_STATED TASK_.
Retype word for word the first line of the listing and each line after it up to the line with "pg_score_best = [0, 3, 3, 3, 3]", with the pictures taken out.

_DATASET EXCERPT_.
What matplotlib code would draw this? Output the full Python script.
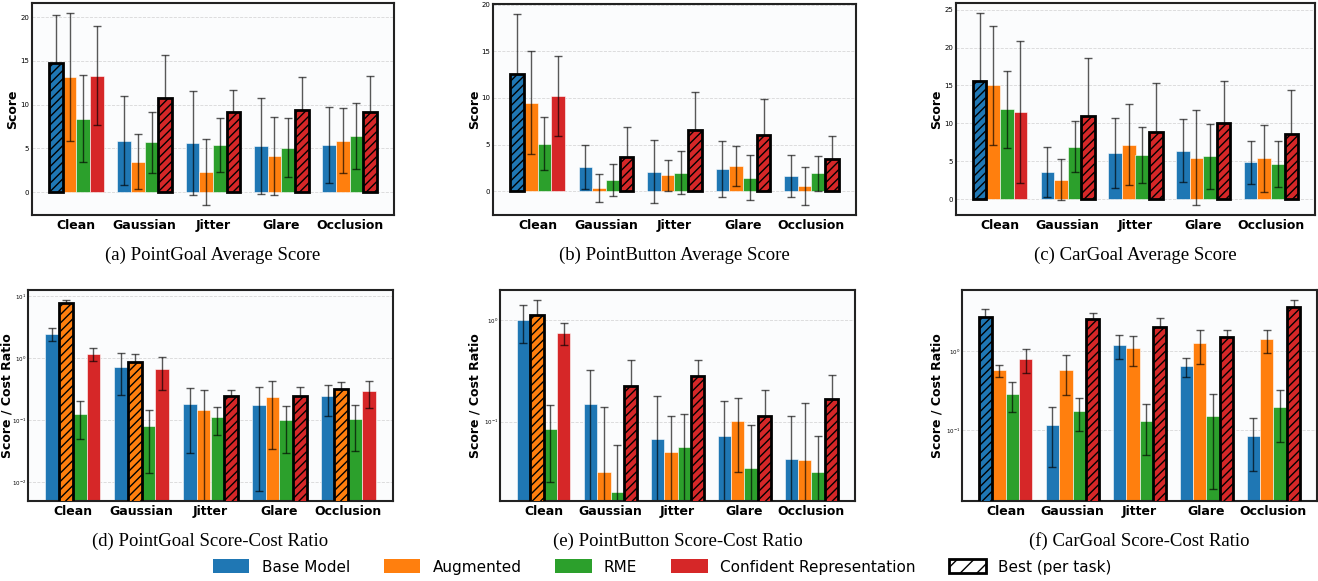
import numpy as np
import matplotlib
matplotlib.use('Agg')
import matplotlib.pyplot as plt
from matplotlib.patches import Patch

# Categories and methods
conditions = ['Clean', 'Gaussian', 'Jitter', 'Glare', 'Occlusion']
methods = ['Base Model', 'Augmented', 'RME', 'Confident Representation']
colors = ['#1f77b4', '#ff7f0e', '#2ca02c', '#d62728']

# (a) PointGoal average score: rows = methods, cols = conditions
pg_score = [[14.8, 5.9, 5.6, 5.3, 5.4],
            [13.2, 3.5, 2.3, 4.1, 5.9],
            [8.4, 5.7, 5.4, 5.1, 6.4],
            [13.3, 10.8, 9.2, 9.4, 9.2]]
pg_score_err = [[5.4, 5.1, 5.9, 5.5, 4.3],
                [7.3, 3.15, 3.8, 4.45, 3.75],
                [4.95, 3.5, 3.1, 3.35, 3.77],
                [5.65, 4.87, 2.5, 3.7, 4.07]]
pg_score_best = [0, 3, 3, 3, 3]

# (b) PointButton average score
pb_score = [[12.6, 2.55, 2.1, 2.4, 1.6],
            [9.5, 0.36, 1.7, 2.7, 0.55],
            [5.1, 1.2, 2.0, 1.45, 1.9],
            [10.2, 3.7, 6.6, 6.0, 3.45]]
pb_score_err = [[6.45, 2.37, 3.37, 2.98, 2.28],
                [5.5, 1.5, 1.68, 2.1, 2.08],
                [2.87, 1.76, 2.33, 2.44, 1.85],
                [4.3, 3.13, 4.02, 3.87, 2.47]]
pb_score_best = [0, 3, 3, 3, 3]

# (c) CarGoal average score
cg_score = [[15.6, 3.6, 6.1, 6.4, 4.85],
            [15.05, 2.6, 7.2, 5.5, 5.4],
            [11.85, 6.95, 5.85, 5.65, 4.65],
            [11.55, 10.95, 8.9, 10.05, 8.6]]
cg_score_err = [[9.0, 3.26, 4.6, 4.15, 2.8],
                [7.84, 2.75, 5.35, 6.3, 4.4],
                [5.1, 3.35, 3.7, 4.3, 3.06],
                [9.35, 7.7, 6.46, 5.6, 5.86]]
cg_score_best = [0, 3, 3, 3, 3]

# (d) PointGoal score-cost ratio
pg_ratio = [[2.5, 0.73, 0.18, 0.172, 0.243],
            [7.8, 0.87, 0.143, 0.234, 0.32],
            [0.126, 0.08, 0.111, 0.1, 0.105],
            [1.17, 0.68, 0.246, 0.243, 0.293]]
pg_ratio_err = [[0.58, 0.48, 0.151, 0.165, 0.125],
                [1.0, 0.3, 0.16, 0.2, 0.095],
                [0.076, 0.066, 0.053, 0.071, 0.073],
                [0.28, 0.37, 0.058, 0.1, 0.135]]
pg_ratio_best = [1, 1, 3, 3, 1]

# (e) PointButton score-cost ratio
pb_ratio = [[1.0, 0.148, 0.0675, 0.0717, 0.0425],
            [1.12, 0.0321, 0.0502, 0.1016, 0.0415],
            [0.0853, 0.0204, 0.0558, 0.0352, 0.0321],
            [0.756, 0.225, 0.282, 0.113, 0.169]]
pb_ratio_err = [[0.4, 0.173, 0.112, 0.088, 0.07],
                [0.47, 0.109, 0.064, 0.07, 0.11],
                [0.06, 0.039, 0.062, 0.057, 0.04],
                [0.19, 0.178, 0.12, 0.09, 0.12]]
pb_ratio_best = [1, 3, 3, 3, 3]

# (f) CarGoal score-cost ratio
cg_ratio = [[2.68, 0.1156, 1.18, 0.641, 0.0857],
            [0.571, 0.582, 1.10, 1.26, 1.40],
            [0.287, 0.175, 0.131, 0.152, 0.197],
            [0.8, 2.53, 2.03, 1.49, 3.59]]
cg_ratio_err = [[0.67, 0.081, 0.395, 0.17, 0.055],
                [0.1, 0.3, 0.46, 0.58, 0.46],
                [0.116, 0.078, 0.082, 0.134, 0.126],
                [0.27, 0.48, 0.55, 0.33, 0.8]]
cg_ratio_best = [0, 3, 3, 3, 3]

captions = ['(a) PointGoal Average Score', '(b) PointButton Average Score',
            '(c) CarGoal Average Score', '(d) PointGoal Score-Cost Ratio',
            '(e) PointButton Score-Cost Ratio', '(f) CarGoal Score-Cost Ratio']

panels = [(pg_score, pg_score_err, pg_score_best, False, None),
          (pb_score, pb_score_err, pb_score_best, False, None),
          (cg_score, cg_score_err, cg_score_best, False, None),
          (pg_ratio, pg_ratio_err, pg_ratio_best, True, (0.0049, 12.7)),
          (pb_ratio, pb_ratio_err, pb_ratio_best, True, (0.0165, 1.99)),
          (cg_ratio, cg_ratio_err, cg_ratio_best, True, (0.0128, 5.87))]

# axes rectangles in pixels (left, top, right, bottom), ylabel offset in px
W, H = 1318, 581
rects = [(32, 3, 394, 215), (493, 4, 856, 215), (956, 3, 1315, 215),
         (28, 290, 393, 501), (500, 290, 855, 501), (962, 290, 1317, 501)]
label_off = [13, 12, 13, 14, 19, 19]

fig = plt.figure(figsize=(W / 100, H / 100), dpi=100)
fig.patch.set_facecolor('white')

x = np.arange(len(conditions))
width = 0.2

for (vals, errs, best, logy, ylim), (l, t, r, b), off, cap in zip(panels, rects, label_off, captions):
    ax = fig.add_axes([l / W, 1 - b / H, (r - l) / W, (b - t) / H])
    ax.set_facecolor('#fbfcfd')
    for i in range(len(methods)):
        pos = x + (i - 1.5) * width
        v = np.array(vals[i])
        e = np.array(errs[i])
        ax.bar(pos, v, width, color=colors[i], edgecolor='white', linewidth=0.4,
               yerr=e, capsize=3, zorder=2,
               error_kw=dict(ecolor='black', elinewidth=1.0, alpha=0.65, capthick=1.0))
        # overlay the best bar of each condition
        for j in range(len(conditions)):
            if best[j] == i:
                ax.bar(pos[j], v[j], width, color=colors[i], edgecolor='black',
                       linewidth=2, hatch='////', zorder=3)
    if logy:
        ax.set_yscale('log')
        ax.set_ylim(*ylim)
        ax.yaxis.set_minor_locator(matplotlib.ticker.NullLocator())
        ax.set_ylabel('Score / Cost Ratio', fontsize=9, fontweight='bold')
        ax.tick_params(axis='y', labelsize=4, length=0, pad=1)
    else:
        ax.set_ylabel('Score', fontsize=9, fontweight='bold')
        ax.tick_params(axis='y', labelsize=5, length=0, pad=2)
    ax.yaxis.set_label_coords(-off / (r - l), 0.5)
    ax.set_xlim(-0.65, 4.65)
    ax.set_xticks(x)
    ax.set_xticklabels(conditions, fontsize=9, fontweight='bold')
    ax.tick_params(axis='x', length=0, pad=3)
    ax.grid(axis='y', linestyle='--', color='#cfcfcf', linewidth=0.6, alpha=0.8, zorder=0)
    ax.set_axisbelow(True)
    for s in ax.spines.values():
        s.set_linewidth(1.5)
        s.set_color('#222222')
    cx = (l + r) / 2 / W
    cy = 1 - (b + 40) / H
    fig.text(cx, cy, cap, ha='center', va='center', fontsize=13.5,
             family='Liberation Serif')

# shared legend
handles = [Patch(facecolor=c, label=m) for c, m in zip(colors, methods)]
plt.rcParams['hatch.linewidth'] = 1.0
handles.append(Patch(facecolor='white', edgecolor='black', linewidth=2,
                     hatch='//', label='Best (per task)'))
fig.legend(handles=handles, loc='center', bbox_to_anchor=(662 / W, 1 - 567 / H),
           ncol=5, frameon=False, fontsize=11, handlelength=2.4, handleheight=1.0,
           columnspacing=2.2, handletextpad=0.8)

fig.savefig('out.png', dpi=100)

_EXERCISE ANSWER_.
What matplotlib code would draw this? Output the full Python script.
import numpy as np
import matplotlib
matplotlib.use('Agg')
import matplotlib.pyplot as plt
from matplotlib.patches import Patch

# Categories and methods
conditions = ['Clean', 'Gaussian', 'Jitter', 'Glare', 'Occlusion']
methods = ['Base Model', 'Augmented', 'RME', 'Confident Representation']
colors = ['#1f77b4', '#ff7f0e', '#2ca02c', '#d62728']

# (a) PointGoal average score: rows = methods, cols = conditions
pg_score = [[14.8, 5.9, 5.6, 5.3, 5.4],
            [13.2, 3.5, 2.3, 4.1, 5.9],
            [8.4, 5.7, 5.4, 5.1, 6.4],
            [13.3, 10.8, 9.2, 9.4, 9.2]]
pg_score_err = [[5.4, 5.1, 5.9, 5.5, 4.3],
                [7.3, 3.15, 3.8, 4.45, 3.75],
                [4.95, 3.5, 3.1, 3.35, 3.77],
                [5.65, 4.87, 2.5, 3.7, 4.07]]
pg_score_best = [0, 3, 3, 3, 3]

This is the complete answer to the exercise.